Launched on 22 April, it was SpaceX’s sixth of 2020 and takes the total number of Starlink satellites in orbit to 422, following earlier launches and two prototype launches in 2018.
The launch is part of SpaceX’s to build an interconnected network of around 12,000 small satellites to “deliver high speed broadband internet to locations where access has been unreliable, expensive, or completely unavailable”. It is estimated the entire constellation will cost around $10 billion “or more” to complete.
On the technology, SpaceX said: “Each Starlink satellite weights approximately 260 kg and features a compact, flat-panel design that minimizes volume, allowing for a dense launch stack to take full advantage of Falcon 9’s launch capabilities. With four powerful phased array and two parabolic antennas on each satellite, an enormous amount of throughput can be placed and redirected in a short time, for an order of magnitude lower cost than traditional satellite-based internet.”
The launch marked the 84th flight of SpaceX’s own Falcon 9 rocket, which is now the most flown operational rocket in the US.
Falcon 9’s first stage previously supported Crew Dragon’s first flight to the International Space Station, launch of the RADARSAT Constellation Mission, and the fourth Starlink mission. Following stage separation, SpaceX landed Falcon 9’s first stage on the “Of Course I Still Love You” droneship, which was stationed in the Atlantic Ocean. Falcon 9’s fairing previously supported the AMOS-17 mission.
SpaceX was last year valued at $33.3 billion, but a large share of that is from Starlink’s activities – so much so, Musk is reportedly considering to spin off into its own business and take it public, meaning SpaceX would return to its core focus as a space transportation company.

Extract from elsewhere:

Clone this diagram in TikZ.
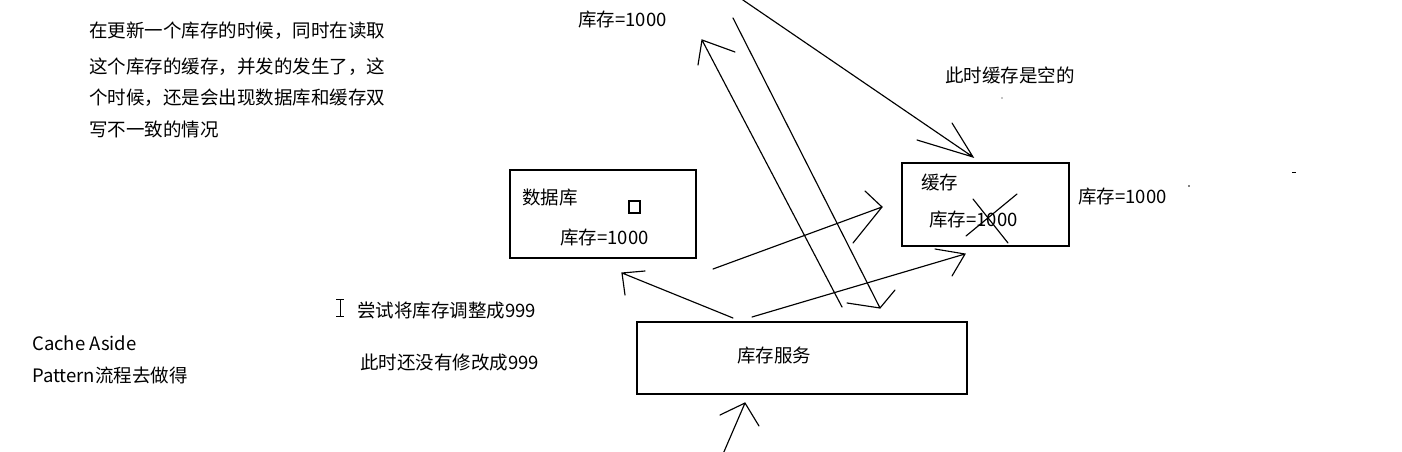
\documentclass[tikz,border=0pt]{standalone}
\usepackage{fontspec}
\setmainfont{Noto Sans CJK SC}
\begin{document}
\begin{tikzpicture}[x=1pt,y=-1pt,
  box/.style={draw,line width=1.4pt,inner sep=0pt},
  txt/.style={anchor=west,inner sep=0pt,font=\fontsize{18.5}{21}\selectfont},
  stroke/.style={line width=1.15pt,line cap=round}]
\useasboundingbox (0,0) rectangle (1402,452);
% boxes
\draw[box] (510,170) rectangle (696,258);
\node[inner sep=0pt] (db) at (603,214) {};
\draw[box] (902,163) rectangle (1069,246);
\node[inner sep=0pt] (cache) at (985,204) {};
\draw[box] (637,322) rectangle (967,394);
\node[inner sep=0pt] (svc) at (802,358) {};
\draw[line width=1.1pt] (629,201) rectangle (640,213);
% texts
\node[txt] (p1) at (89,31) {在更新一个库存的时候，同时在读取};
\node[txt] (p2) at (89,67) {这个库存的缓存，并发的发生了，这};
\node[txt] (p3) at (89,98) {个时候，还是会出现数据库和缓存双};
\node[txt] (p4) at (89,129) {写不一致的情况};
\node[txt] (t1) at (578,20) {库存=1000};
\node[txt] (t2) at (945,75) {此时缓存是空的};
\node[txt] (t3) at (921,182) {缓存};
\node[txt] (t4) at (929,220) {库存=1000};
\node[txt] (t5) at (1078,197) {库存=1000};
\node[txt] (t6) at (522,198) {数据库};
\node[txt] (t7) at (560,238) {库存=1000};
\node[txt] (t8) at (357,311) {尝试将库存调整成999};
\node[txt] (t9) at (360,363) {此时还没有修改成999};
\node[txt] (t10) at (737,356) {库存服务};
\node[txt] (t11) at (32,343) {Cache Aside};
\node[txt] (t12) at (32,375) {Pattern流程去做得};
% cross over 1000
\draw[stroke] (973,199) -- (1008,243);
\draw[stroke] (1017,194) -- (966,236);
% cursor I-beam
\draw[line width=1pt] (340,299) -- (340,316) (336,299) -- (344,299) (336,316) -- (344,316);
% specks
\fill (1189,186) circle (0.9);
\fill (1002,98) circle (0.6);
\draw[line width=1pt] (1292,172) -- (1296,172);
% arrows: named coordinates
\coordinate (a1s) at (740,-2); \coordinate (a1t) at (973,157);
\draw[stroke] (a1s) -- (a1t) (917,140) -- (a1t) -- (952,123);
\coordinate (a2s) at (842,307); \coordinate (a2t) at (702,40);
\draw[stroke] (a2s) -- (a2t) (698,65) -- (a2t) -- (735,52);
\coordinate (a3s) at (733,18); \coordinate (a3t) at (880,308);
\draw[stroke] (a3s) -- (a3t) (847,303) -- (a3t) -- (895,290);
\coordinate (a4s) at (713,269); \coordinate (a4t) at (882,207);
\draw[stroke] (a4s) -- (a4t) (865,191) -- (a4t) -- (853,243);
\coordinate (a5s) at (733,318); \coordinate (a5t) at (622,273);
\draw[stroke] (a5s) -- (a5t) (645,271) -- (a5t) -- (625,295);
\coordinate (a6s) at (752,317); \coordinate (a6t) at (965,254);
\draw[stroke] (a6s) -- (a6t) (935,249) -- (a6t) -- (952,276);
\coordinate (a7s) at (723,454); \coordinate (a7t) at (745,403);
\draw[stroke] (a7s) -- (a7t) (720,415) -- (a7t) -- (759,426);
\end{tikzpicture}
\end{document}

In a $1 trillion internet connectivity market, the growth prospects for Starlink are strong and it already holds the largest market share in terms of commercial constellations.
Over the last decade there were around 230 satellites launched every, but over the coming 10 years this will increase to a forecasted 990 launches a year, putting the market on course to reach values of $292 billion by 2028, a decade-on-decade increase of 28%, according to figures published in January by Euroconsult.